In other words, I am in love with my iPad.  Completely and utterly, head over heels, madly in love with my iPad.  We sleep together, we shower together, we cook together, we drink together, we sing the timeless Foreigner classic ‘Feels Like The First Time’ together………it’s our song.  The main reason I love the iPad is motivated by complete laziness.  It’s not so much what you can do with it, it’s where you can do it.  I can personalize it to the last detail so that it only contains things that I want to read about/watch/listen to and then take it with me to work, on a plane or, more importantly, to the bathroom. No more having to turn on the TV if I want to watch TV, no more having to buy a newspaper if I want to read a newspaper and best of all, no more having to boot up my piece of shit laptop to check my emails.  In comparison my laptop is like a giant, bumbling, club-footed beast, offensive to the point of Lady Gaga’s face.

Despite all this love, it pains me to say that there are two slight flaws with my new possession.  The first one is the bed sores that I have been gradually developing over the past couple of months.  The iPad makes it almost impossible to get out of bed.  This is my morning routine:  Wake up, pick up iPad, open facebook, try to scratch my eyeballs out to stop myself from having to read the immense pile of shit that some people feel the need to share with the world, close facebook, open Twitter, see if it is possible for Kanye West to be any more mental, close Twitter, open BBC News, read about Chilean Miners, close BBC News, open ITV Showbiz News, stare at Cheryl Cole’s amazing face, close ITV Showbiz News, open this blog, see if anyone has left me a comment (that would be a no), close this blog.  By the time I have done all this it’s like 2 o’clock in the afternoon and I have bed sores, but holy shit I am INFORMED!

The second flaw is the necessity to sacrifice one arm in order to carry the iPad around the house with me everywhere.  I’m basically an amputee.  I’m eligible for the 2012 Paralympic shotput event and I’m learning how to play the piano with my feet.

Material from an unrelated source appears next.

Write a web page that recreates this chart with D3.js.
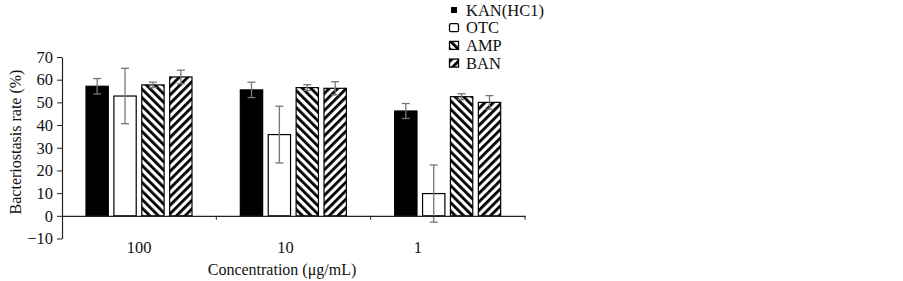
<!DOCTYPE html>
<html><head><meta charset="utf-8">
<script src="https://cdn.jsdelivr.net/npm/d3@7"></script>
<style>body{margin:0;background:#fff}svg{display:block}text{font-family:"Liberation Serif","Times New Roman",serif}</style>
</head><body><svg id="c" width="903" height="281"></svg>
<script>
const categories = ["100", "10", "1"];
const seriesNames = ["KAN(HC1)", "OTC", "AMP", "BAN"];
const kan = [57.1, 55.5, 46.2];
const kanErr = [3.4, 3.4, 3.3];
const otc = [52.8, 35.8, 9.8];
const otcErr = [12.2, 12.5, 12.6];
const amp = [57.7, 56.5, 52.5];
const ampErr = [1.2, 1.3, 1.3];
const ban = [61.2, 56.2, 50.0];
const banErr = [3.0, 2.9, 3.0];
const yTicks = [-10, 0, 10, 20, 30, 40, 50, 60, 70];

const values = [kan, otc, amp, ban];
const errs = [kanErr, otcErr, ampErr, banErr];

const svg = d3.select("#c");
const defs = svg.append("defs");
function hatch(id, dir) {
  const p = defs.append("pattern").attr("id", id).attr("patternUnits", "userSpaceOnUse")
    .attr("width", 6).attr("height", 6)
    .attr("patternTransform", "rotate(" + (dir > 0 ? 45 : -45) + ")");
  p.append("rect").attr("width", 6).attr("height", 6).attr("fill", "#fff");
  p.append("rect").attr("x", 0).attr("y", 0).attr("width", 2.8).attr("height", 6).attr("fill", "#000");
}
hatch("hAmp", -1);
hatch("hBan", 1);
const fills = ["#000", "#fff", "url(#hAmp)", "url(#hBan)"];

const x0 = d3.scaleBand().domain(categories).range([62, 525]).padding(0);
const x1 = d3.scaleBand().domain(seriesNames).range([24, 130]).paddingInner(0.2);
const y = d3.scaleLinear().domain([-10, 70]).range([238.5, 57]);

// bars
categories.forEach((c, ci) => {
  seriesNames.forEach((s, si) => {
    const v = values[si][ci];
    const bx = x0(c) + x1(s);
    svg.append("rect").attr("x", bx).attr("y", y(v)).attr("width", x1.bandwidth())
      .attr("height", y(0) - y(v)).attr("fill", fills[si]).attr("stroke", "#000").attr("stroke-width", 1.2);
  });
});
// error bars
categories.forEach((c, ci) => {
  seriesNames.forEach((s, si) => {
    const v = values[si][ci], e = errs[si][ci];
    const cx = x0(c) + x1(s) + x1.bandwidth() / 2;
    const g = svg.append("g").attr("stroke", "#777").attr("stroke-width", 1.3);
    g.append("line").attr("x1", cx).attr("x2", cx).attr("y1", y(v + e)).attr("y2", y(v - e));
    g.append("line").attr("x1", cx - 4).attr("x2", cx + 4).attr("y1", y(v + e)).attr("y2", y(v + e));
    g.append("line").attr("x1", cx - 4).attr("x2", cx + 4).attr("y1", y(v - e)).attr("y2", y(v - e));
  });
});

// y axis
const ya = svg.append("g").attr("transform", "translate(62,0)")
  .call(d3.axisLeft(y).tickValues(yTicks).tickSize(5).tickSizeOuter(0).tickFormat(d => d < 0 ? "\u2212" + Math.abs(d) : d));
ya.select(".domain").attr("stroke", "#222").attr("stroke-width", 1.2);
ya.selectAll(".tick line").attr("stroke", "#222");
ya.selectAll("text").attr("font-size", 16.5).attr("fill", "#111").attr("dx", -1)
  .attr("font-family", "Liberation Serif");

// x axis at zero
const xa = svg.append("g").attr("transform", "translate(0," + y(0) + ")")
  .call(d3.axisBottom(x0).tickSize(4).tickSizeOuter(0).tickFormat(""));
xa.select(".domain").attr("stroke", "#222").attr("stroke-width", 1.2);
xa.selectAll(".tick line").attr("transform", "translate(" + (x0.bandwidth() / 2) + ",0)").attr("stroke", "#222");
// category labels
const labelShift = [0, -8, -30];
categories.forEach((c, ci) => {
  svg.append("text").attr("x", x0(c) + x0.bandwidth() / 2 + labelShift[ci]).attr("y", 253)
    .attr("text-anchor", "middle").attr("font-size", 16.5).attr("fill", "#111").text(c);
});

// titles
svg.append("text").attr("transform", "translate(21,142) rotate(-90)").attr("text-anchor", "middle")
  .attr("font-size", 16).attr("fill", "#111").text("Bacteriostasis rate (%)");
svg.append("text").attr("x", 282).attr("y", 275).attr("text-anchor", "middle")
  .attr("font-size", 16).attr("fill", "#111").text("Concentration (\u03bcg/mL)");

// legend
seriesNames.forEach((s, i) => {
  const ly = 10 + i * 17.7;
  if (i === 0) {
    svg.append("rect").attr("x", 451).attr("y", ly - 3).attr("width", 6).attr("height", 6).attr("fill", "#000");
  } else {
    svg.append("rect").attr("x", 449.5).attr("y", ly - 4).attr("width", 9).attr("height", 8)
      .attr("rx", i === 1 ? 1.5 : 0).attr("fill", fills[i]).attr("stroke", "#000").attr("stroke-width", 1.3);
  }
  svg.append("text").attr("x", 466).attr("y", ly + 5.5).attr("font-size", 16.5).attr("fill", "#111").text(s);
});
</script></body></html>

If I’m honest it’s not ideal, but do not panic because I have a plan.  I watched this programme last week on Bravo called ‘We Find Your Medical Misfortune Fucking Hilarious’ and it featured this giant fat woman who had misplaced her TV remote.  Turns out it had made its way between two of her fat rolls and had been sitting there for like 18 months.  In that time the skin had engulfed the remote and kind of merged with it so that the remote had actually become part of the fat woman.  I thought this would be a great way to enable me to keep both hands free while still having the iPad at my fingertips.  It’s been a couple of days and so far it hasn’t even latched on but I’ll keep you updated on any progress.

Now that I have covered the pros and inconsequential cons of the iPad I am going to retire, re-group and eventually return to write a completely useless guide to the apps that I think deserve a place on my home screen.  In the meantime I suggest that you sell your children to Somalian pirates and go buy one immediately. Just sit back and let Steve Jobs put that snooker ball in your mouth, I promise it hurts good.